- [WHAT IS ASKED] Images should be left out, and everything else in the listing reproduced exactly.

- [DATA EXTRACT]

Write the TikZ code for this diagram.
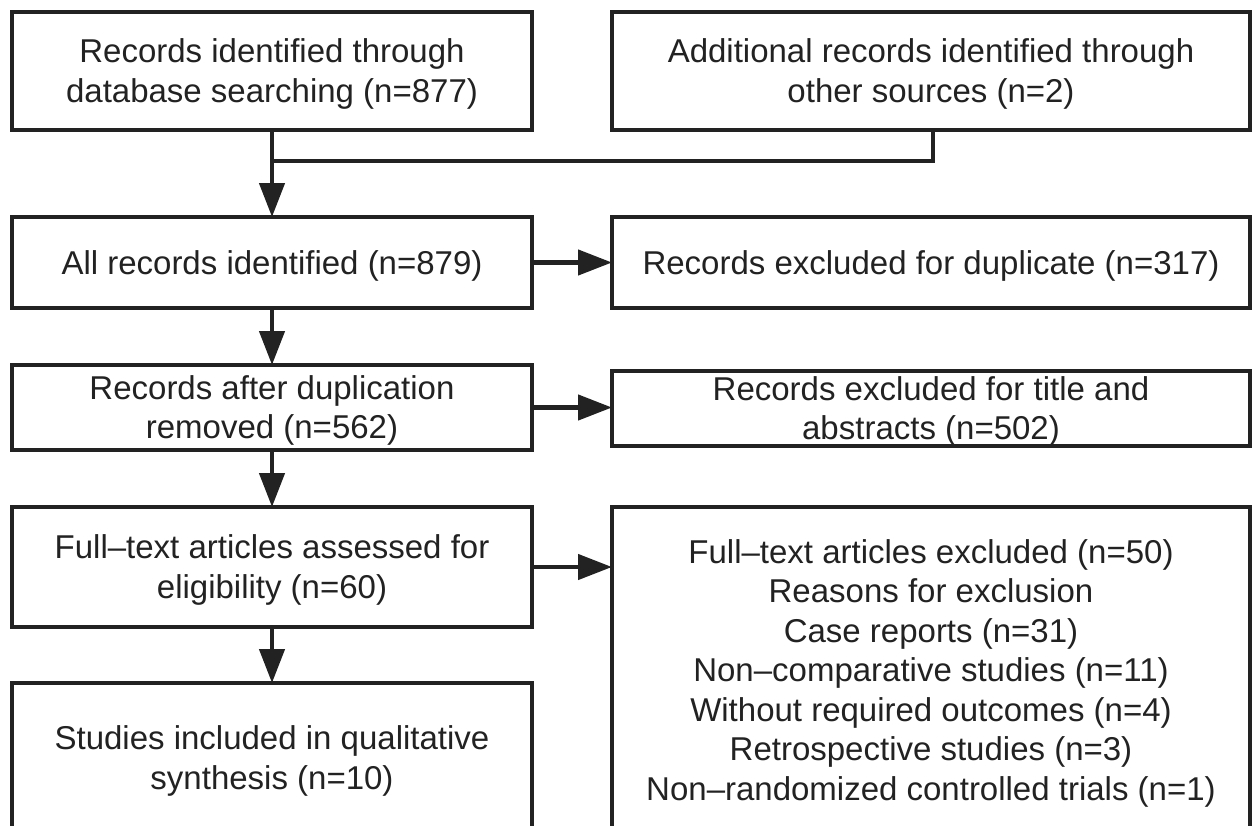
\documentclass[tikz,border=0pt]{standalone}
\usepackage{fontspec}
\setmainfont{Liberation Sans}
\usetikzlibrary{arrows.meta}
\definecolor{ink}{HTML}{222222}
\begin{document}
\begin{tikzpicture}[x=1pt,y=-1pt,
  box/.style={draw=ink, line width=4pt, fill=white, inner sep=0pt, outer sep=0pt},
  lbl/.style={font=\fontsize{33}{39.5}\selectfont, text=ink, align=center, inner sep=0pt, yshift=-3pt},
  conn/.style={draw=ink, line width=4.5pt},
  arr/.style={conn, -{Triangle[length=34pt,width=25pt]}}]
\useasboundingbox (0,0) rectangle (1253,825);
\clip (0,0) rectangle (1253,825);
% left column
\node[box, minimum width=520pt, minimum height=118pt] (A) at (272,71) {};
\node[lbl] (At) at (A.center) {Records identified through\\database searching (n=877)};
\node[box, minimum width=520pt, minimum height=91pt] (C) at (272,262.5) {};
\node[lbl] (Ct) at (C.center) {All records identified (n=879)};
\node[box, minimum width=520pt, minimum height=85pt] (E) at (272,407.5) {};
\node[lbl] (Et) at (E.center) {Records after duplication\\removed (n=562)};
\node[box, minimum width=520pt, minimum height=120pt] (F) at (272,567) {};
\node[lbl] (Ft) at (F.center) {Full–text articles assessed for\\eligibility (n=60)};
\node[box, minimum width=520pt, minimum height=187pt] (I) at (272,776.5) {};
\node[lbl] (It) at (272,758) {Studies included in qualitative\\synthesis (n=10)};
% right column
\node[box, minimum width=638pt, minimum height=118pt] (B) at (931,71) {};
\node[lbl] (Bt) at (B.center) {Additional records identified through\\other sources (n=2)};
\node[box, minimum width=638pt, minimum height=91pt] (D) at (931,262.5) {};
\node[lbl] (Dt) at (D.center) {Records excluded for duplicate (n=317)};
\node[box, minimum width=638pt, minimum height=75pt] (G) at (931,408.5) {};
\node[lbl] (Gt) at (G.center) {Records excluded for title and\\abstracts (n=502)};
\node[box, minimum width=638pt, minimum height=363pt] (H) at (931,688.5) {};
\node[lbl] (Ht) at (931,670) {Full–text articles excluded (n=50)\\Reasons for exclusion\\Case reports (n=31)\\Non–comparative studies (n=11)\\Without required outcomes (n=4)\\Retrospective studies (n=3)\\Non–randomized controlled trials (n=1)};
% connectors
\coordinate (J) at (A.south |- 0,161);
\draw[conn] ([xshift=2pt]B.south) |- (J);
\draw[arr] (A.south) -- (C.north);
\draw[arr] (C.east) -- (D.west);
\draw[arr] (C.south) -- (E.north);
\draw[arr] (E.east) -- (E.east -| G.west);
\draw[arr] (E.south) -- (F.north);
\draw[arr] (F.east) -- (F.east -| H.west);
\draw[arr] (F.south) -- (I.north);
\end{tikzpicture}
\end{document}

- [COMPLETE OUTPUT]
Write the TikZ code for this diagram.
\documentclass[tikz,border=0pt]{standalone}
\usepackage{fontspec}
\setmainfont{Liberation Sans}
\usetikzlibrary{arrows.meta}
\definecolor{ink}{HTML}{222222}
\begin{document}
\begin{tikzpicture}[x=1pt,y=-1pt,
  box/.style={draw=ink, line width=4pt, fill=white, inner sep=0pt, outer sep=0pt},
  lbl/.style={font=\fontsize{33}{39.5}\selectfont, text=ink, align=center, inner sep=0pt, yshift=-3pt},
  conn/.style={draw=ink, line width=4.5pt},
  arr/.style={conn, -{Triangle[length=34pt,width=25pt]}}]
\useasboundingbox (0,0) rectangle (1253,825);
\clip (0,0) rectangle (1253,825);
% left column
\node[box, minimum width=520pt, minimum height=118pt] (A) at (272,71) {};
\node[lbl] (At) at (A.center) {Records identified through\\database searching (n=877)};
\node[box, minimum width=520pt, minimum height=91pt] (C) at (272,262.5) {};
\node[lbl] (Ct) at (C.center) {All records identified (n=879)};
\node[box, minimum width=520pt, minimum height=85pt] (E) at (272,407.5) {};
\node[lbl] (Et) at (E.center) {Records after duplication\\removed (n=562)};
\node[box, minimum width=520pt, minimum height=120pt] (F) at (272,567) {};
\node[lbl] (Ft) at (F.center) {Full–text articles assessed for\\eligibility (n=60)};
\node[box, minimum width=520pt, minimum height=187pt] (I) at (272,776.5) {};
\node[lbl] (It) at (272,758) {Studies included in qualitative\\synthesis (n=10)};
% right column
\node[box, minimum width=638pt, minimum height=118pt] (B) at (931,71) {};
\node[lbl] (Bt) at (B.center) {Additional records identified through\\other sources (n=2)};
\node[box, minimum width=638pt, minimum height=91pt] (D) at (931,262.5) {};
\node[lbl] (Dt) at (D.center) {Records excluded for duplicate (n=317)};
\node[box, minimum width=638pt, minimum height=75pt] (G) at (931,408.5) {};
\node[lbl] (Gt) at (G.center) {Records excluded for title and\\abstracts (n=502)};
\node[box, minimum width=638pt, minimum height=363pt] (H) at (931,688.5) {};
\node[lbl] (Ht) at (931,670) {Full–text articles excluded (n=50)\\Reasons for exclusion\\Case reports (n=31)\\Non–comparative studies (n=11)\\Without required outcomes (n=4)\\Retrospective studies (n=3)\\Non–randomized controlled trials (n=1)};
% connectors
\coordinate (J) at (A.south |- 0,161);
\draw[conn] ([xshift=2pt]B.south) |- (J);
\draw[arr] (A.south) -- (C.north);
\draw[arr] (C.east) -- (D.west);
\draw[arr] (C.south) -- (E.north);
\draw[arr] (E.east) -- (E.east -| G.west);
\draw[arr] (E.south) -- (F.north);
\draw[arr] (F.east) -- (F.east -| H.west);
\draw[arr] (F.south) -- (I.north);
\end{tikzpicture}
\end{document}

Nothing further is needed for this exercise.